Rows from a dataset of charts and code
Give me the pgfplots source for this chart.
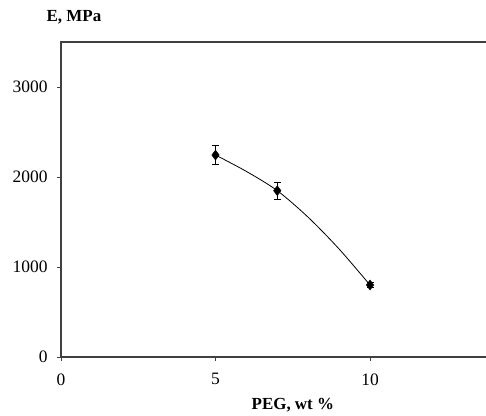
\documentclass[border=0pt]{standalone}
\usepackage{pgfplots}
\pgfplotsset{compat=1.18}
\usepackage{fontspec}
\setmainfont{Liberation Serif}
\definecolor{axgray}{HTML}{404040}
\begin{document}
\begin{tikzpicture}
\begin{axis}[
  at={(0,0)}, anchor=south west,
  scale only axis,
  width=432.6bp, height=315bp,
  xmin=0, xmax=14, ymin=0, ymax=3500,
  xtick={0,5,10}, ytick={0,1000,2000,3000},
  tick align=outside,
  xtick pos=bottom, ytick pos=left,
  major tick length=4bp,
  axis line style={axgray, line width=1.2pt},
  tick style={axgray, line width=1pt},
  /pgf/number format/assume math mode=true,
  ticklabel style={font=\fontsize{17.5}{20}\selectfont},
  yticklabel style={xshift=-6bp},
  xticklabel style={yshift=-9bp},
  scaled ticks=false,
  yticklabel={\pgfmathprintnumber[fixed,1000 sep={}]{\tick}},
  xlabel={\textbf{PEG, wt \%}},
  xlabel style={font=\fontsize{17}{20}\selectfont, at={(axis description cs:0.536,-0.152)}, anchor=center},
  ylabel={\textbf{E, MPa}},
  ylabel style={font=\fontsize{17}{20}\selectfont, rotate=-90, at={(axis description cs:0.03,1.079)}, anchor=center},
  clip=false,
]
% trend line
\addplot[black, line width=0.8pt, smooth, tension=0.5] coordinates {(5,2244) (6,2062) (7,1848) (8,1552) (9,1200) (10,800)};
\addplot[only marks, mark=diamond*, mark size=5bp, black,
  error bars/.cd, y dir=both, y explicit,
  error bar style={black, line width=0.8pt},
  error mark options={rotate=90, mark size=3.5bp, black, line width=0.8pt}]
  coordinates {(5,2244) +- (0,107) (7,1848) +- (0,94) (10,800) +- (0,25)};
\end{axis}
\pgfresetboundingbox
\path[use as bounding box] (-61bp,-59bp) rectangle (425bp,357bp);
\end{tikzpicture}
\end{document}
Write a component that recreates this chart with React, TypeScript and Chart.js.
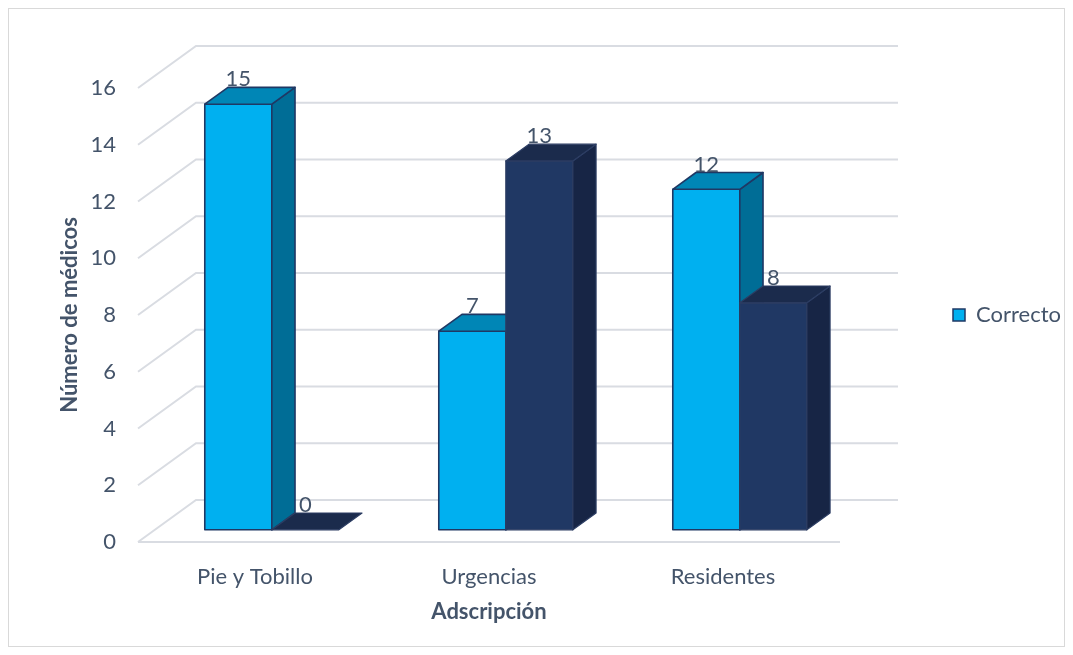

What to work on
Give all the lines above again, character for character, without pictures.

Task response
Give me the pgfplots source for this chart.
\documentclass[border=0pt]{standalone}
\usepackage{pgfplots}
\pgfplotsset{compat=1.18}
\usepackage{fontspec}
\setmainfont{Liberation Serif}
\definecolor{axgray}{HTML}{404040}
\begin{document}
\begin{tikzpicture}
\begin{axis}[
  at={(0,0)}, anchor=south west,
  scale only axis,
  width=432.6bp, height=315bp,
  xmin=0, xmax=14, ymin=0, ymax=3500,
  xtick={0,5,10}, ytick={0,1000,2000,3000},
  tick align=outside,
  xtick pos=bottom, ytick pos=left,
  major tick length=4bp,
  axis line style={axgray, line width=1.2pt},
  tick style={axgray, line width=1pt},
  /pgf/number format/assume math mode=true,
  ticklabel style={font=\fontsize{17.5}{20}\selectfont},
  yticklabel style={xshift=-6bp},
  xticklabel style={yshift=-9bp},
  scaled ticks=false,
  yticklabel={\pgfmathprintnumber[fixed,1000 sep={}]{\tick}},
  xlabel={\textbf{PEG, wt \%}},
  xlabel style={font=\fontsize{17}{20}\selectfont, at={(axis description cs:0.536,-0.152)}, anchor=center},
  ylabel={\textbf{E, MPa}},
  ylabel style={font=\fontsize{17}{20}\selectfont, rotate=-90, at={(axis description cs:0.03,1.079)}, anchor=center},
  clip=false,
]
% trend line
\addplot[black, line width=0.8pt, smooth, tension=0.5] coordinates {(5,2244) (6,2062) (7,1848) (8,1552) (9,1200) (10,800)};
\addplot[only marks, mark=diamond*, mark size=5bp, black,
  error bars/.cd, y dir=both, y explicit,
  error bar style={black, line width=0.8pt},
  error mark options={rotate=90, mark size=3.5bp, black, line width=0.8pt}]
  coordinates {(5,2244) +- (0,107) (7,1848) +- (0,94) (10,800) +- (0,25)};
\end{axis}
\pgfresetboundingbox
\path[use as bounding box] (-61bp,-59bp) rectangle (425bp,357bp);
\end{tikzpicture}
\end{document}
Write a component that recreates this chart with React, TypeScript and Chart.js.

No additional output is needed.